I just finished a book this past week for one of my seminars entitled “Intellectuals” by Paul Johnson, the noted author and historian. In it he examines the more personal elements of the lives of intellectuals from the past 300 years or so. Johnson includes figures such as Karl Marx, Ernest Hemingway, Jean Paul Sartre, Leo Tolstoy, Bertrand Russell, etc…, among others. What Johnson finds and brings to light is not altogether shocking (at least to me), but intriguing for how such towering intellectual figures are to be seen and appreciated (or not appreciated).
The lives of those Johnson examines are simply ravaged by dysfunctionality, immorality, and egocentrism. Addictive lifestyles, sexual promiscuity that would make most sailors blush, greed, conflict with family, friends, and peers, anger, wastefulness of money leading to massive debt, and a general disinterest in the lives of anyone but themselves, were characteristic of each and every individual. People proposing to know what was best for humanity, for the common man, knew nothing of the common man’s life and showed almost no real concern for actual people.

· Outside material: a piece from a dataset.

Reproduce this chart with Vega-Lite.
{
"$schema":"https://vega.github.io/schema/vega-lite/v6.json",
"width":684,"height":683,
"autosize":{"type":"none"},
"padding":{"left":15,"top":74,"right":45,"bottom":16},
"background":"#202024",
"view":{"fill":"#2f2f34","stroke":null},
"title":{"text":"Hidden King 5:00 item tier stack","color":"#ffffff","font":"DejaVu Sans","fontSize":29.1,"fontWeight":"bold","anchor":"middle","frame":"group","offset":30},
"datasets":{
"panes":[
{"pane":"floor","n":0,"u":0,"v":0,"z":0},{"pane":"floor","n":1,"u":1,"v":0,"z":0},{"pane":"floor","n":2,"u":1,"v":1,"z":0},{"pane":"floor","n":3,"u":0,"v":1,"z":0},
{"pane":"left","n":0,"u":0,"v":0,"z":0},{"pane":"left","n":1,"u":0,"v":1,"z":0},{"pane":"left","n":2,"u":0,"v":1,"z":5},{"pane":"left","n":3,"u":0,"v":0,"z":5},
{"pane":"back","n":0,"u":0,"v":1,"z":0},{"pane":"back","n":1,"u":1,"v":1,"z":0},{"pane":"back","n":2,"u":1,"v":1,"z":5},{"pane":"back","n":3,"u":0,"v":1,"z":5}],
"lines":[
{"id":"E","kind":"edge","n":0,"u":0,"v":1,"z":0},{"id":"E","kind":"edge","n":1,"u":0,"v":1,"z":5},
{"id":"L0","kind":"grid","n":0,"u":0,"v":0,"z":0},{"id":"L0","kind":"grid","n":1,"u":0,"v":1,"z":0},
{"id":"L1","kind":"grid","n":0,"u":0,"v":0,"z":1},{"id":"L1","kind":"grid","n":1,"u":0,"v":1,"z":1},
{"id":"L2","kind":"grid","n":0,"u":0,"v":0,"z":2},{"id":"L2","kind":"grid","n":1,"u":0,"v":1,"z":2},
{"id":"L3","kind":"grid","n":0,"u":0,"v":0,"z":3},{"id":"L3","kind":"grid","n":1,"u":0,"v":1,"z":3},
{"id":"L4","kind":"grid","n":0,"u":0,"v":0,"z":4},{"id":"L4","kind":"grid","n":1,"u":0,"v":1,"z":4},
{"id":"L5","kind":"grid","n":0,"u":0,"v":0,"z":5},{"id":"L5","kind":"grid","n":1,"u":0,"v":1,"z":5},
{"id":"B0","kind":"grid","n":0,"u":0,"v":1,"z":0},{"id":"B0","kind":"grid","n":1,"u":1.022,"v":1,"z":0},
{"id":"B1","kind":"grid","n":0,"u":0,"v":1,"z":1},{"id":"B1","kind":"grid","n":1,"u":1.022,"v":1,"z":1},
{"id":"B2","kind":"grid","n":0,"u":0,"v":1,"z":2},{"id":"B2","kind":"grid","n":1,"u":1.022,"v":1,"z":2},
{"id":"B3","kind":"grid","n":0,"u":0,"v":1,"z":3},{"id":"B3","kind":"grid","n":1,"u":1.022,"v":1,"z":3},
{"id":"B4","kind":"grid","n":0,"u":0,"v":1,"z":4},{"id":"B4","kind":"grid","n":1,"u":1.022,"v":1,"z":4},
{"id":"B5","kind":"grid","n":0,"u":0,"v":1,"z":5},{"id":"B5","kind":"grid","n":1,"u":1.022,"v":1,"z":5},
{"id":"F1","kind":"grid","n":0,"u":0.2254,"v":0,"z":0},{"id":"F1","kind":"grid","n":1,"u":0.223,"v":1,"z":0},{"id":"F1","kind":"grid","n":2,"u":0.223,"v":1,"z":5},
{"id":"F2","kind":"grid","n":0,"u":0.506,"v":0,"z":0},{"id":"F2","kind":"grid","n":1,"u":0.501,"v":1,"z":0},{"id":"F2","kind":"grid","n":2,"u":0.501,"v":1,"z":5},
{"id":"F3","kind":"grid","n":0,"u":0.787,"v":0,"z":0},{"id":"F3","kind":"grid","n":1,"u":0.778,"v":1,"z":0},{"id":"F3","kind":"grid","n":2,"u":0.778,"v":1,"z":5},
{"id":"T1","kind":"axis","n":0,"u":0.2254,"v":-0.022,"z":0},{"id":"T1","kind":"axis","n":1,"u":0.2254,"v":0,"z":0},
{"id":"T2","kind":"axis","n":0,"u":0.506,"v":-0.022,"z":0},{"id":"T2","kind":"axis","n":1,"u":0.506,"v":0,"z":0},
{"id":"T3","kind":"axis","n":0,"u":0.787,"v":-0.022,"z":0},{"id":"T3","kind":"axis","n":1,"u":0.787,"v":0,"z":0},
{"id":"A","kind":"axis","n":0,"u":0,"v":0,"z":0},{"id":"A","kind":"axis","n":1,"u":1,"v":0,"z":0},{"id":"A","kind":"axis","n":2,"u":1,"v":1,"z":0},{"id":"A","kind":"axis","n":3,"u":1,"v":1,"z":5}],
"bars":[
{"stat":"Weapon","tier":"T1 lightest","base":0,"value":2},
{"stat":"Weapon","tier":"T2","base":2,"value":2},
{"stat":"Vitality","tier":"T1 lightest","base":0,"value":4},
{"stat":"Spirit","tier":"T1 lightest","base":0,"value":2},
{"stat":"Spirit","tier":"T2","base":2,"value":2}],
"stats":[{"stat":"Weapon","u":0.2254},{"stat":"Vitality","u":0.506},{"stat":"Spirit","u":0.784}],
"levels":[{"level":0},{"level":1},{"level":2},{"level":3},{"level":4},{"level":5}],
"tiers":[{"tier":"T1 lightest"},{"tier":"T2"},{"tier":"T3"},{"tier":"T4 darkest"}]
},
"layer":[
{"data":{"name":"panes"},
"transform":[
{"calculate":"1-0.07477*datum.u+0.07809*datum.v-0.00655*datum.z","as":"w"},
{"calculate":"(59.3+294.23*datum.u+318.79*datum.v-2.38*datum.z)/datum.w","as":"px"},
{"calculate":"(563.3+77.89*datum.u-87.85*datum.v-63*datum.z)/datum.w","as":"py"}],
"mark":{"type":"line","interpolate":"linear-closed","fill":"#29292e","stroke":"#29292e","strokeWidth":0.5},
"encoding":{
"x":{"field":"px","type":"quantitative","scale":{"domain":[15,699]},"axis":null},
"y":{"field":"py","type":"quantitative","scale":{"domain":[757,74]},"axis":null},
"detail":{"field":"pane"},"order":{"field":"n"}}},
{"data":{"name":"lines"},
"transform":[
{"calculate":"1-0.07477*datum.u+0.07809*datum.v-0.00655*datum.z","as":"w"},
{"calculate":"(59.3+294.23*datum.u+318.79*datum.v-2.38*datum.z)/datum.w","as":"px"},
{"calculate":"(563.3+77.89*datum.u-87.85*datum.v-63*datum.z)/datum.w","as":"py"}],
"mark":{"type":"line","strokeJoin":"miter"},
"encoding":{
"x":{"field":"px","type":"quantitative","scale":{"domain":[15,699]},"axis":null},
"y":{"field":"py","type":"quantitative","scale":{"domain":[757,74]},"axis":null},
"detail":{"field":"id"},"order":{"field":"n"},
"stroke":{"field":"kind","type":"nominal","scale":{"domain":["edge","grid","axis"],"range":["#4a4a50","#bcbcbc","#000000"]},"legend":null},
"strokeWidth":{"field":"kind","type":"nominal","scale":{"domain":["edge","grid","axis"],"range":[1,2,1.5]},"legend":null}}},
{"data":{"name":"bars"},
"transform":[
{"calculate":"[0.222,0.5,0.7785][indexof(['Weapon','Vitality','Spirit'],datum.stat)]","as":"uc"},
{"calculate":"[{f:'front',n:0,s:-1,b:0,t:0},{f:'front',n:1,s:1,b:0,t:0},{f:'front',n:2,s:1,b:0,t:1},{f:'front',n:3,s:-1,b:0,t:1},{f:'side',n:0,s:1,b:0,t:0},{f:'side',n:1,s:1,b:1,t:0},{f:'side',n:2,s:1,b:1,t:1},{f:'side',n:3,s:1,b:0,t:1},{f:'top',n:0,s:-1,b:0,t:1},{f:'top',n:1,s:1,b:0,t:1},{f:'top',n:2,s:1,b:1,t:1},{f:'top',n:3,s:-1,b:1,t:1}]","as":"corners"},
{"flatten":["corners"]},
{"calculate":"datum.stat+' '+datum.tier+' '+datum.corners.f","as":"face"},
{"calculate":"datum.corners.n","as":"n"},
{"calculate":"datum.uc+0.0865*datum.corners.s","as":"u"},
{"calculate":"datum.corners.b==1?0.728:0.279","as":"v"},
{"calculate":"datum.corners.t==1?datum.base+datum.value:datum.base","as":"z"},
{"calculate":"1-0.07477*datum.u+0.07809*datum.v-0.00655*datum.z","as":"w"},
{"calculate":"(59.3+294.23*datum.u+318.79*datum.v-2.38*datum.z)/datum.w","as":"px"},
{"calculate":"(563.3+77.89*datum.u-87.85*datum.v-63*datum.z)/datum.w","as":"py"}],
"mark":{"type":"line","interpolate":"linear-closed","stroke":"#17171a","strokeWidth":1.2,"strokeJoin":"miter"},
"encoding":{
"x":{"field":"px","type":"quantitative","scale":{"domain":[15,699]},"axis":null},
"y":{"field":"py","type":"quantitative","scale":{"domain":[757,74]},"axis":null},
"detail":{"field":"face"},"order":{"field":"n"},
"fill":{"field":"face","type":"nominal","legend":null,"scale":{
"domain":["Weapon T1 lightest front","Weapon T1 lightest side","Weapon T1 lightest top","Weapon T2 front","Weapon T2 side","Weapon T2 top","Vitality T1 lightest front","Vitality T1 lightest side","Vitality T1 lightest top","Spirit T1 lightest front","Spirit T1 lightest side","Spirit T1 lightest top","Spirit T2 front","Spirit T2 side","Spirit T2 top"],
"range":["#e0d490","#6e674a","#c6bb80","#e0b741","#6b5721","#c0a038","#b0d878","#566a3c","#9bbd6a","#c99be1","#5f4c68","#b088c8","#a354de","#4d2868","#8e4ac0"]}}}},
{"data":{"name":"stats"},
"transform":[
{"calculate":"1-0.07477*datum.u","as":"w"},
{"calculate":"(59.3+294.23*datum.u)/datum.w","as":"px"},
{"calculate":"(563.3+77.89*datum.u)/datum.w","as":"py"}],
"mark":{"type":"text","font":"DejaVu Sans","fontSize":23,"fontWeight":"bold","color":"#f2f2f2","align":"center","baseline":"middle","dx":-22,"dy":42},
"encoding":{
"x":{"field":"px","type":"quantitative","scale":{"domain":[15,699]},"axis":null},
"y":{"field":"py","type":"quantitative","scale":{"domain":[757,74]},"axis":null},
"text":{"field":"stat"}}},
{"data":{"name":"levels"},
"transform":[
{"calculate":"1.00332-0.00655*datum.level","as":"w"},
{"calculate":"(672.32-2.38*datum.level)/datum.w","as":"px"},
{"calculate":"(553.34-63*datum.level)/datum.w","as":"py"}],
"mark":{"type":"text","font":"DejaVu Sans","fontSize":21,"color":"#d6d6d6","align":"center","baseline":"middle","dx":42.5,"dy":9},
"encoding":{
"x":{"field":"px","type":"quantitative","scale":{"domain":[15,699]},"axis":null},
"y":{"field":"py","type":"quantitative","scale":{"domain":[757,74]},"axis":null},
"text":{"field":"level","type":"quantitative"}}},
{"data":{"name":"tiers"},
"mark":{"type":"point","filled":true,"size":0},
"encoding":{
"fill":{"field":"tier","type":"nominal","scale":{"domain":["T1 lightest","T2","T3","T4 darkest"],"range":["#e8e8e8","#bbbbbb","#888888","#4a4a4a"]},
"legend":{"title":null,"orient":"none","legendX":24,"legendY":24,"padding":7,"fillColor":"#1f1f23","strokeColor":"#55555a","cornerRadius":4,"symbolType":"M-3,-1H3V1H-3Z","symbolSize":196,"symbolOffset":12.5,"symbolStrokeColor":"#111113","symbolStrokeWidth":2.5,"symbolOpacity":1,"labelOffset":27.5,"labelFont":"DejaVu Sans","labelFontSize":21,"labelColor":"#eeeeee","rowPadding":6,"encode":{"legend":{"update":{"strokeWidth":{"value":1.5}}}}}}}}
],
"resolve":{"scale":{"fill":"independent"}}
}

The classification of intellectuals as a category of people really didn’t come about until the expansion of enlightenment thought. Since the Enlightenment exalted reason as the path to truth and ultimately to a better world, those who displayed the ability to reason on a superior level became the natural guides, the priests if you will, for mankind on the journey toward that future. Reason was to serve the betterment and the benefit of humanity. Johnson assumes that if one is to believe it be so, it would also seem consistent for the lives of those endowed with great rational intellect to reflect a life of superior quality and benefit. Simply put, if reason is the answer to a better life for mankind, it should also be the answer for a better life for the intellectuals who, at least supposedly, are already enlightened by such reason.
And yet, as Johnson displays, this certainly doesn’t appear to be the case. If everyone lived the lives that they did the world would be a greater disaster than it may already appear to be. What is even more unfortunate is that their moral and political philosophies (primarily shaped by their own shortcomings and personal issues and concerns), were in large part, devastating for the rest of humanity as reflected in the 20th century.
Johnson concludes that he would rather trust twelve average people off the street on moral and political philosophy than twelve intellectuals. What they would propose would probably be better for mankind than the narrow-minded absurdities propounded by leading intellectuals. Whether one agrees with his conclusion or not, he makes what I believe to be a valid and important observation about the usefulness of that which has been taught by the intellegentsia, the high priests of reason, over the last two to three hundred years. If their own lives cannot reflect the benefit of their philosophies, why should they carry weight with the rest of us?
I found myself greatly refreshed and energized by the powerful nature of the Christian gospel after reading Johnson’s book. It reminded me that reason can’t make anyone more moral. And it can’t because it can’t change the human heart. Jesus continues to prove Himself a better judge of the human condition and predicament than any intellectual figure of the past three hundred years, or all of human history for that matter. His call for rebirth and a transformed inner man continues to prove itself to be the necessary solution to this predicament. The power and truthfulness of the gospel pierces through the darkness of worldly philosophies.
Finally, I am reminded of the importance of the transformed life for those of us that are followers of Jesus. If the world cannot see the benefit of Jesus’ teaching in my own life then why should they embrace it either? If Jesus is the source of abundant life, as He claimed, let us display to a searching world the pleasure and benefit of a Christ-enthralled, Christ exalting life.